AVAILABLE DATA:
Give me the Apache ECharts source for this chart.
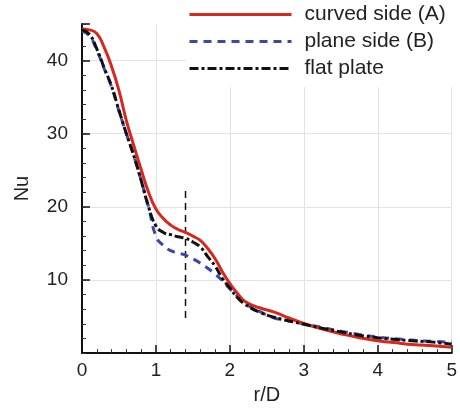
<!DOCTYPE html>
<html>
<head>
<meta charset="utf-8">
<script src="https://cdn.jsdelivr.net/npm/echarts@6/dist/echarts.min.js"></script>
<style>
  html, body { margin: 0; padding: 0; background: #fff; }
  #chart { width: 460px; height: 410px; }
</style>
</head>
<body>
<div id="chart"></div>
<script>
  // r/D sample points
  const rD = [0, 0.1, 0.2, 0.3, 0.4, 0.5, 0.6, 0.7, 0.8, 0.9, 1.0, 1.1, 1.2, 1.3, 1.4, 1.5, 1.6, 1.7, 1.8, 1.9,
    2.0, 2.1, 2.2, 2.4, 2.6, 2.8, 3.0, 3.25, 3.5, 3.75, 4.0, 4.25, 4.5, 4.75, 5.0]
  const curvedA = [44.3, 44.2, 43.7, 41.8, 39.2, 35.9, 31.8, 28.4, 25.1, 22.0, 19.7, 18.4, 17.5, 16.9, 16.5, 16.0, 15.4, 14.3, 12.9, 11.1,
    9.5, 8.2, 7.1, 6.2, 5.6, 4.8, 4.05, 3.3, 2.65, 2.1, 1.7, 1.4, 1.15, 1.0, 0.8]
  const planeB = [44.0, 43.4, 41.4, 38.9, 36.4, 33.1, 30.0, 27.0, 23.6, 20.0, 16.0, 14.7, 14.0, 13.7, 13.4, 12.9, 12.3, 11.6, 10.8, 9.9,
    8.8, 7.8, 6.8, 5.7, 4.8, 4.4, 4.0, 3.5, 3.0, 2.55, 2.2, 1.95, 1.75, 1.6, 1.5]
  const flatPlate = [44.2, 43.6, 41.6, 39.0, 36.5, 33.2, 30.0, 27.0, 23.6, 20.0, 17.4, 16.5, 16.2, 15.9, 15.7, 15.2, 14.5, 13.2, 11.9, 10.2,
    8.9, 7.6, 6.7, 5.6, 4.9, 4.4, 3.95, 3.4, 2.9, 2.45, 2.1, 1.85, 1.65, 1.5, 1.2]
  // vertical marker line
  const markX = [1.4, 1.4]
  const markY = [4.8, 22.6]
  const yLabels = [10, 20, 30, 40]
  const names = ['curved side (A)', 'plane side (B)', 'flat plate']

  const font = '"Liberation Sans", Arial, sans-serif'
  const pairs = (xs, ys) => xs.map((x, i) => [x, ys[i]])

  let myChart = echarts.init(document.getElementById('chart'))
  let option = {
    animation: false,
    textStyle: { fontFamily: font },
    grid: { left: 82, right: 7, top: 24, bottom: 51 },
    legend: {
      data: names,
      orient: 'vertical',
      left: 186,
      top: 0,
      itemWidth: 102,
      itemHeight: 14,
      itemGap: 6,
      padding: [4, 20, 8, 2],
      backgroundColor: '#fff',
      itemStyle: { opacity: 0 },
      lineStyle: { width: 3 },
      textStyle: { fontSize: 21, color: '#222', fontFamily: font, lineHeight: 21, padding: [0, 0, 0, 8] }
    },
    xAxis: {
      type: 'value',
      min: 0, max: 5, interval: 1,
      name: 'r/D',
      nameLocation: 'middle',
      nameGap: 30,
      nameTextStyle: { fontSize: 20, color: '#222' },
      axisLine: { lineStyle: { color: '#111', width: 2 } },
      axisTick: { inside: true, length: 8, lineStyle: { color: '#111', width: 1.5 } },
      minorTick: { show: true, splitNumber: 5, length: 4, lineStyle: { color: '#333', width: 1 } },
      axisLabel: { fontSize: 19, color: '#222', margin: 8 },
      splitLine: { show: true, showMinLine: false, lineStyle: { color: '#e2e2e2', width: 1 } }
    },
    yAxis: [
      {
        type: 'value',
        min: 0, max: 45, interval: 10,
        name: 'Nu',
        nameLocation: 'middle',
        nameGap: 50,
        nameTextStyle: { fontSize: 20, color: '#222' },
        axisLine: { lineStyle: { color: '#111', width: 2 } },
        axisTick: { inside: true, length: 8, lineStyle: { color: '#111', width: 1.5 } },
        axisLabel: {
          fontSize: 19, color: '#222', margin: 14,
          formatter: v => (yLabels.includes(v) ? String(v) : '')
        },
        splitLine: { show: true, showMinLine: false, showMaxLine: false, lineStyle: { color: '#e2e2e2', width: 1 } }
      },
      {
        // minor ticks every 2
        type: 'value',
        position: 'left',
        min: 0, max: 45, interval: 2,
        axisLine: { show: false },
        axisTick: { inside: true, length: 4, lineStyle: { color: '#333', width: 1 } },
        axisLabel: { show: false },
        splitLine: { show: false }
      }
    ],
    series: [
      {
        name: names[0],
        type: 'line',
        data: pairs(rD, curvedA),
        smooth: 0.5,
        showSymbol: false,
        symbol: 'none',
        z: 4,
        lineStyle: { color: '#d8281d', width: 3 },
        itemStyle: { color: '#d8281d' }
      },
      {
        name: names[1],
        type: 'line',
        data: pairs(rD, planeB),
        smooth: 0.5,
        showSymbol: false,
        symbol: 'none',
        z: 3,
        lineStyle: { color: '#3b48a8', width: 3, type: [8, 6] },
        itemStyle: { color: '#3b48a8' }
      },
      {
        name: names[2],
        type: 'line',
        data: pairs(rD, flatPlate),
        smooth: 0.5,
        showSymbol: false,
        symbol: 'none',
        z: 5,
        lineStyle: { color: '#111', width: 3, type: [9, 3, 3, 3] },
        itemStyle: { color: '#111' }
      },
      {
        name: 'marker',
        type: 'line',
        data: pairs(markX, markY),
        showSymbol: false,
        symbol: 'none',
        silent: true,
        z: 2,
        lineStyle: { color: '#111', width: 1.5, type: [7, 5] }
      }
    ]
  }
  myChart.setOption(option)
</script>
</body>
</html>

YOUR TASK: Reproduce the material above exactly, first line through the line that contains "const names = ['curved", minus the pictures.

FINAL RESULT:
Give me the Apache ECharts source for this chart.
<!DOCTYPE html>
<html>
<head>
<meta charset="utf-8">
<script src="https://cdn.jsdelivr.net/npm/echarts@6/dist/echarts.min.js"></script>
<style>
  html, body { margin: 0; padding: 0; background: #fff; }
  #chart { width: 460px; height: 410px; }
</style>
</head>
<body>
<div id="chart"></div>
<script>
  // r/D sample points
  const rD = [0, 0.1, 0.2, 0.3, 0.4, 0.5, 0.6, 0.7, 0.8, 0.9, 1.0, 1.1, 1.2, 1.3, 1.4, 1.5, 1.6, 1.7, 1.8, 1.9,
    2.0, 2.1, 2.2, 2.4, 2.6, 2.8, 3.0, 3.25, 3.5, 3.75, 4.0, 4.25, 4.5, 4.75, 5.0]
  const curvedA = [44.3, 44.2, 43.7, 41.8, 39.2, 35.9, 31.8, 28.4, 25.1, 22.0, 19.7, 18.4, 17.5, 16.9, 16.5, 16.0, 15.4, 14.3, 12.9, 11.1,
    9.5, 8.2, 7.1, 6.2, 5.6, 4.8, 4.05, 3.3, 2.65, 2.1, 1.7, 1.4, 1.15, 1.0, 0.8]
  const planeB = [44.0, 43.4, 41.4, 38.9, 36.4, 33.1, 30.0, 27.0, 23.6, 20.0, 16.0, 14.7, 14.0, 13.7, 13.4, 12.9, 12.3, 11.6, 10.8, 9.9,
    8.8, 7.8, 6.8, 5.7, 4.8, 4.4, 4.0, 3.5, 3.0, 2.55, 2.2, 1.95, 1.75, 1.6, 1.5]
  const flatPlate = [44.2, 43.6, 41.6, 39.0, 36.5, 33.2, 30.0, 27.0, 23.6, 20.0, 17.4, 16.5, 16.2, 15.9, 15.7, 15.2, 14.5, 13.2, 11.9, 10.2,
    8.9, 7.6, 6.7, 5.6, 4.9, 4.4, 3.95, 3.4, 2.9, 2.45, 2.1, 1.85, 1.65, 1.5, 1.2]
  // vertical marker line
  const markX = [1.4, 1.4]
  const markY = [4.8, 22.6]
  const yLabels = [10, 20, 30, 40]
  const names = ['curved side (A)', 'plane side (B)', 'flat plate']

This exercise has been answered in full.